The people reviewing your construction documents are almost never construction people. They are attorneys. Asset managers. Financial analysts. Smart people who are very good at their jobs and have no way to know what a contractor deliberately leaves out of a bid, what an engineer misses when moving fast, or what a permit gap looks like before it becomes a work stoppage.
This is not a criticism. It is just how the industry works. Construction is a specialty. Most investors treat it like a commodity.
It is not a commodity. It is where your margin lives or dies.
Why Contractors Write Bids This Way
The bid gaps across that portfolio were not accidents. Contractors write bids to win jobs. They know exactly what they are leaving out. The real scope surfaces after demolition starts, when walking away is no longer realistic.

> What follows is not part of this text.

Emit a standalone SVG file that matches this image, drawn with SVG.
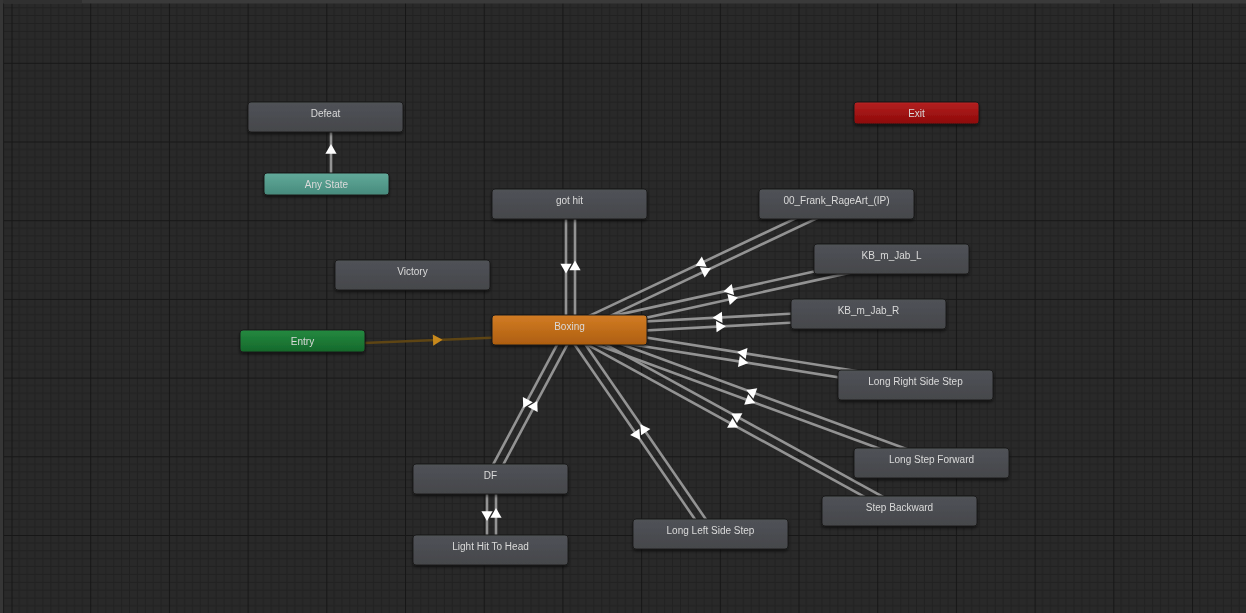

That is a standard industry move. Everyone in construction knows what it is. The investors signing those contracts mostly do not.
What the Gap Actually Costs You
A missing line item in a bid is not just a budget problem. It is a timeline problem, a lender problem, a board problem, and sometimes a legal problem. By the time it surfaces it has already compounded into something that costs three times what preventing it would have.
The question is never whether the gap exists. It almost always does. The question is whether someone on your team found it before you signed.
What a Construction Consultant Does That Nobody Else Does
A good construction consultant sits between your capital and that problem. Before the contract is signed. Before the demo starts. Before the number that looked good on paper turns into a change order you had no budget for.
Not a project manager. Not an inspector. Someone who has been the contractor, the consultant, the inspector, and the investor, and knows what each one of them is thinking at every stage of a deal.
If you are a family office, a private equity group, or an institutional investor with real estate in your portfolio and you do not have that person on your team, you have a gap.
You should know what your contractor is thinking when they write that bid.